A: I really like Peacock a lot, and gave him the edge because of my single-minded (probably to a fault) emphasis of guys pitching off their fastball. Peacock went through lineups three times using mostly his heater. I like his fastball command…[it’s] electric… and he’s a good athlete. I like him as a future No. 3 starter, which is convenient as he slots in behind Strasburg and Jordan Zimmerman[sic].

Manuel goes on to say that Peacock has “average” fastball command, but I believe he meant it in terms of MLB average, not AA prospect.

Last but not least…

Q: [@Jaypers413 (IL)] If you’re Nats management, do you start Harper back at Harrisburg come April, or bump him to Syracuse?
A: I’m not sure why you wouldn’t include Washington as an option there. He’s probably the best CF in the organization, and I bet they are tempted to put him there. More likely they get a CF this offseason (they made a run at Denard Span in July), keep Harper on the corners and start him back at Harrisburg.

Just when I was starting to have my love/hate disdain with BA dissipate, that first sentence in Manuel’s answer reminds me that I can both respect them and mock them as I see fit 😉

Sep 292011

Well, the announcement came a bit sooner than previously reported, but the news is good: Destin Hood (#12) and Sammy Solis (#13) joined the ranks of the players anointed by Baseball America in the year-end prospect rankings by league.

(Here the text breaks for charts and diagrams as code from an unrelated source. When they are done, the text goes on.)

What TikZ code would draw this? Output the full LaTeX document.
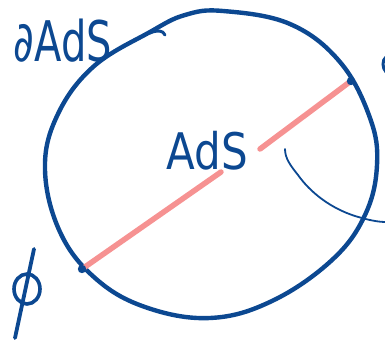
\documentclass[tikz,border=0pt]{standalone}
\usepackage{fontspec}
\setmainfont{DejaVu Sans}
\usetikzlibrary{shapes.geometric}
\definecolor{inkblue}{RGB}{12,72,145}
\definecolor{inkpink}{RGB}{246,146,146}
\tikzset{
  bluestroke/.style={draw=inkblue,line width=4.4pt,line cap=round,line join=round},
  thinstroke/.style={draw=inkblue,line width=1.8pt,line cap=round},
  pinkstroke/.style={draw=inkpink,line width=5.5pt,line cap=round},
  handlabel/.style={text=inkblue,inner sep=0pt},
}
\begin{document}
\begin{tikzpicture}[x=1pt,y=-1pt]
\useasboundingbox (0,0) rectangle (385,350);
% boundary circle (hand drawn)
\draw[bluestroke] plot[smooth cycle,tension=0.65] coordinates {
 (223,11) (290,24) (340,62) (370,118) (377,165) (365,215) (332,260) (272,301)
 (210,318) (145,307) (95,278) (60,232) (45,170) (57,116) (93,67) (150,32) (185,15)};
% small hook where the hand-drawn circle closes
\coordinate (hookA) at (150,33);
\coordinate (hookB) at (165,35);
\draw[bluestroke,line width=3pt] (hookA) .. controls (157,30) and (163,30) .. (hookB);
% geodesic
\coordinate (pL) at (82,269);
\coordinate (pR) at (351,81);
\coordinate (gapL) at (221,172);
\coordinate (gapR) at (260,149);
\draw[pinkstroke] (pL) -- (gapL);
\draw[pinkstroke] (gapR) -- (pR);
\fill[inkblue] (pL) circle (4.2pt);
\fill[inkblue] (pR) circle (4.2pt);
% labels
\node[handlabel] (bdy) at (63,41) {\scalebox{1}[1.4]{\fontsize{40}{40}\selectfont ∂AdS}};
\node[handlabel] (ads) at (207,151) {\scalebox{1}[1.2]{\fontsize{42}{42}\selectfont AdS}};
% thin pointer at right
\coordinate (tA) at (285,149);
\coordinate (tB) at (386,222);
\draw[thinstroke] (tA) .. controls (285,158) and (290,165) .. (298,175) .. controls (310,192) and (330,208) .. (355,216) .. controls (368,220) and (378,222) .. (tB);
% cut-off mark at top right
\coordinate (mA) at (386,57);
\coordinate (mB) at (386,72);
\draw[thinstroke,line width=3pt] (mA) .. controls (382,60) and (382,68) .. (mB);
% phi
\node[ellipse,draw=inkblue,line width=3.6pt,minimum width=26pt,minimum height=30pt,inner sep=0pt] (phio) at (27,289) {};
\coordinate (phiT) at (34,249);
\coordinate (phiB) at (15,338);
\draw[bluestroke,line width=3.8pt] (phiT) -- (phiB);
\end{tikzpicture}
\end{document}
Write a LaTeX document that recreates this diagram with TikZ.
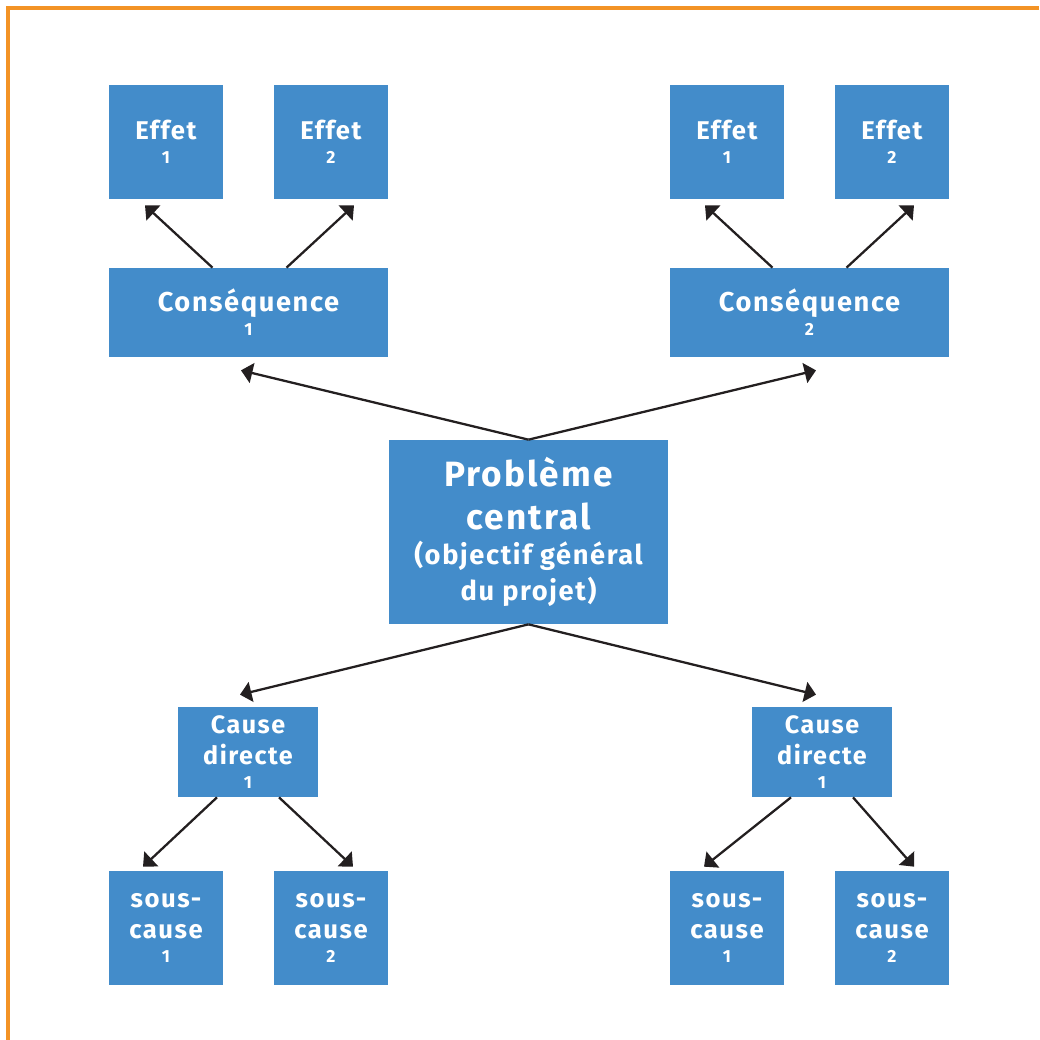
\documentclass[tikz,border=0pt]{standalone}
\usepackage{fontspec}
\setsansfont{Fira Sans}[LetterSpace=6,Ligatures=NoCommon]
\usetikzlibrary{arrows.meta,calc}
\definecolor{boxblue}{HTML}{438CCA}
\definecolor{frameorange}{HTML}{F39325}
\definecolor{arrowdark}{HTML}{231F20}
\newcommand{\numsz}{\fontsize{10}{12}\selectfont}
\newcommand{\subsz}{\fontsize{15.5}{20}\selectfont}
\tikzset{cell/.style={fill=boxblue,text=white,inner sep=0pt,align=center,font=\sffamily\bfseries\fontsize{15.5}{17.6}\selectfont},
  sqcell/.style={cell,minimum width=2.28cm,minimum height=2.28cm,font=\sffamily\bfseries\fontsize{14.6}{17.6}\selectfont},
  widecell/.style={cell,minimum width=5.58cm,minimum height=1.78cm},
  causecell/.style={cell,minimum width=2.8cm,minimum height=1.8cm,font=\sffamily\bfseries\fontsize{14.3}{17.6}\selectfont},
  probcell/.style={cell,minimum width=5.58cm,minimum height=3.68cm,font=\sffamily\bfseries\fontsize{20}{24.5}\selectfont},
  arr/.style={draw=arrowdark,line width=1.3pt,-{Triangle[length=6.5pt,width=11.5pt]}}}

\begin{document}
\begin{tikzpicture}[x=0.02cm,y=-0.02cm]
    \useasboundingbox (0,0) rectangle (1039,1040);
    \draw[frameorange,line width=1.8pt] (1039,8) -- (8,8) -- (8,1040);

    % effets
    \node[sqcell] (effA1) at (166,142) {Effet\\[-4pt]{\numsz 1}};
    \node[sqcell] (effA2) at (331,142) {Effet\\[-4pt]{\numsz 2}};
    \node[sqcell] (effB1) at (727,142) {Effet\\[-4pt]{\numsz 1}};
    \node[sqcell] (effB2) at (892,142) {Effet\\[-4pt]{\numsz 2}};

    % consequences
    \node[widecell] (consA) at (248.5,312.5) {Conséquence\\[-4pt]{\numsz 1}};
    \node[widecell] (consB) at (809.5,312.5) {Conséquence\\[-4pt]{\numsz 2}};

    % probleme central
    \node[probcell] (prob) at (528.5,532) {Problème\\central\\[-4.5pt]{\subsz (objectif général}\\[-4pt]{\subsz du projet)}};

    % causes
    \node[causecell] (causeA) at (248,752) {Cause\\directe\\[-4pt]{\numsz 1}};
    \node[causecell] (causeB) at (822,752) {Cause\\directe\\[-4pt]{\numsz 1}};

    % sous-causes
    \node[sqcell] (subA1) at (166,928) {sous-\\cause\\[-4pt]{\numsz 1}};
    \node[sqcell] (subA2) at (331,928) {sous-\\cause\\[-4pt]{\numsz 2}};
    \node[sqcell] (subB1) at (727,928) {sous-\\cause\\[-4pt]{\numsz 1}};
    \node[sqcell] (subB2) at (892,928) {sous-\\cause\\[-4pt]{\numsz 2}};

    \draw[arr] ($(consA.north)+(-36,0)$) -- ($(effA1.south)+(-21,6)$);
    \draw[arr] ($(consA.north)+(38,0)$) -- ($(effA2.south)+(23,6)$);
    \draw[arr] ($(consB.north)+(-37,0)$) -- ($(effB1.south)+(-22,6)$);
    \draw[arr] ($(consB.north)+(37,0)$) -- ($(effB2.south)+(22,6)$);

    \draw[arr] (prob.north) -- ($(consA.south)+(-7.5,13)$);
    \draw[arr] (prob.north) -- ($(consB.south)+(6.5,13)$);
    \draw[arr] (prob.south) -- ($(causeA.north)+(-8,-12)$);
    \draw[arr] (prob.south) -- ($(causeB.north)+(-6,-12)$);

    \draw[arr] ($(causeA.south)+(-31,0)$) -- ($(subA1.north)+(-23,-4)$);
    \draw[arr] ($(causeA.south)+(31,0)$) -- ($(subA2.north)+(22,-4)$);
    \draw[arr] ($(causeB.south)+(-31,0)$) -- ($(subB1.north)+(-23,-4)$);
    \draw[arr] ($(causeB.south)+(31,0)$) -- ($(subB2.north)+(22,-4)$);
\end{tikzpicture}
\end{document}
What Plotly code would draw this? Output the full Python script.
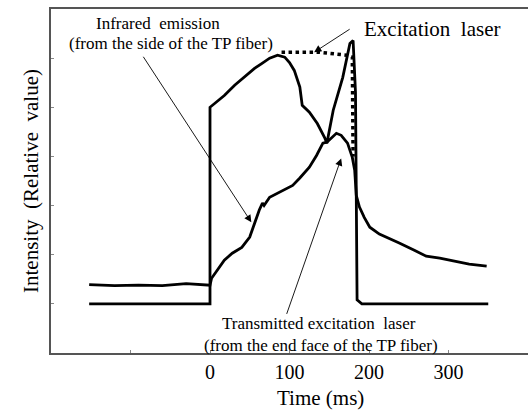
import plotly.graph_objects as go

# Time (ms) / relative intensity values
trans_t = [-152, 0, 0, 5.7, 18, 31, 43, 56, 65, 75, 85, 94, 100, 106, 113, 116, 125, 135, 144, 147,
           155, 167, 176, 180, 183, 184.5, 185, 191, 350]
trans_y = [1.0, 1.0, 5.0, 5.08, 5.24, 5.45, 5.61, 5.79, 5.89, 6.0, 6.06, 6.02, 5.91, 5.75, 5.41, 5.04,
           4.9, 4.67, 4.39, 4.27, 4.94, 5.61, 6.3, 6.36, 5.3, 3.1, 1.08, 1.0, 1.0]

ir_t = [-152, -120, -90, -60, -30, -10, 0, 2, 12, 18, 28, 40, 50, 56, 62, 66, 68, 75, 87, 104, 113,
        125, 134, 142, 147, 153, 159, 165, 173, 179, 182, 184, 188, 194, 201, 213, 222, 238, 257,
        272, 289, 301, 314, 326, 348]
ir_y = [1.39, 1.37, 1.38, 1.37, 1.41, 1.40, 1.38, 1.52, 1.75, 1.89, 2.03, 2.15, 2.36, 2.64, 2.91,
        3.05, 3.0, 3.17, 3.27, 3.41, 3.56, 3.78, 4.02, 4.27, 4.29, 4.39, 4.47, 4.43, 4.27, 3.98,
        3.72, 3.21, 2.97, 2.76, 2.56, 2.42, 2.36, 2.24, 2.09, 1.97, 1.93, 1.89, 1.85, 1.81, 1.77]

exc_t = [90, 138, 172, 179, 180]
exc_y = [6.12, 6.12, 6.06, 6.02, 4.0]

x_tickvals = [-100, 0, 100, 200, 300]
x_ticktext = ["", "0", "100", "200", "300"]
y_tickvals = [1, 2, 3, 4, 5, 6]

FONT = "Liberation Serif, Times New Roman, serif"
line_style = dict(color="black", width=2.8)

fig = go.Figure()
fig.add_trace(go.Scatter(x=trans_t, y=trans_y, mode="lines", line=line_style,
                         name="Transmitted excitation laser"))
fig.add_trace(go.Scatter(x=ir_t, y=ir_y, mode="lines", line=line_style,
                         name="Infrared emission"))
fig.add_trace(go.Scatter(x=exc_t, y=exc_y, mode="lines",
                         line=dict(color="black", width=3.5, dash="dot"),
                         name="Excitation laser"))

ann = []
tf = dict(family=FONT, size=17, color="black")
ann.append(dict(x=-66, y=6.71, xref="x", yref="y", text="Infrared\u00a0\u00a0emission",
                showarrow=False, font=tf))
ann.append(dict(x=-49, y=6.30, xref="x", yref="y", text="(from the side of the TP fiber)",
                showarrow=False, font=tf))
ann.append(dict(x=279, y=6.6, xref="x", yref="y", text="Excitation\u00a0\u00a0laser",
                showarrow=False, font=dict(family=FONT, size=21, color="black")))
ann.append(dict(x=137, y=0.61, xref="x", yref="y", text="Transmitted\u00a0excitation\u00a0\u00a0laser",
                showarrow=False, font=tf))
ann.append(dict(x=140, y=0.16, xref="x", yref="y", text="(from the end face of the TP fiber)",
                showarrow=False, font=tf))
# arrows
arr = dict(showarrow=True, arrowhead=2, arrowsize=1.6, arrowwidth=0.9, arrowcolor="black", text="",
           xref="x", yref="y", axref="pixel", ayref="pixel")
ann.append(dict(x=52, y=2.66, ax=-109, ay=-167, **arr))
ann.append(dict(x=165, y=3.96, ax=-55, ay=157, **arr))
ann.append(dict(x=131, y=6.12, ax=37, ay=-24, **arr))
# axis titles
ann.append(dict(x=0.564, y=-0.131, xref="paper", yref="paper", text="Time (ms)", showarrow=False,
                xanchor="center", yanchor="middle",
                font=dict(family=FONT, size=21, color="black")))
ann.append(dict(x=-0.042, y=0.5, xref="paper", yref="paper", text="Intensity\u00a0\u00a0(Relative\u00a0\u00a0value)",
                showarrow=False, textangle=-90, xanchor="center", yanchor="middle",
                font=dict(family=FONT, size=21, color="black")))

fig.update_layout(
    width=528, height=411,
    margin=dict(l=51, r=0, t=9, b=58),
    paper_bgcolor="white", plot_bgcolor="white",
    showlegend=False,
    annotations=ann,
    font=dict(family=FONT, color="black"),
)
fig.update_xaxes(range=[-200, 400], showgrid=False, zeroline=False,
                 showline=True, mirror=True, linecolor="#555555", linewidth=1.5,
                 ticks="inside", ticklen=3, tickcolor="#888888",
                 tickvals=x_tickvals, ticktext=x_ticktext,
                 tickfont=dict(family=FONT, size=20, color="black"))
fig.update_yaxes(range=[0, 7], showgrid=False, zeroline=False,
                 showline=True, mirror=False, linecolor="#555555", linewidth=1.5,
                 ticks="inside", ticklen=3, tickcolor="#888888",
                 tickvals=y_tickvals, showticklabels=False)

fig.write_html("out.html")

Like last year, this is a bit of a surprise. That’s because I felt like Solis would be passed over because he only made 10 starts and turned 23 during the season, not to mention the high HR rate. Something to keep in mind before complaining about, say, Jeff Kobernus’s omission even if the Potomac 2B had a substandard rates for both OBP and SLG.

As before, the highlights from the scouting reports…

Hood’s bat has come a long ways since he was drafted, but he still has to prove he can catch up to hard fastballs and quality breaking balls. His raw strength should translate into average power, especially now that he has improved his plate discipline. His plus speed plays well on the bases and in right field, where he shows a solid arm.

If, by “solid” BA means accurate, then yes. If, by “solid” BA means strong, then no. I like Destin Hood, but he’s a left fielder playing right field. Regular readers know that I’ve said that all season long.

As a lefty who mixes a 90-93 mph fastball with an average slider and changeup, Solis has the stuff to stick in a big league[sic] rotation. His stuff plays up because he has good feel for pitching. He throws strikes, works both sides of the plate and gets plenty of groundouts thanks to good sink on his fastball.

Solis had his moments where he could get lit when he left his pitches up, which is something he needs to work on. I saw at both Low-A and High-A and AA hitters will make him pay even worse than he did this season. Like Kobernus, the injury history is going to dog him until he puts in a full season as a professional. Otherwise, this report is a decent assessment of the southpaw.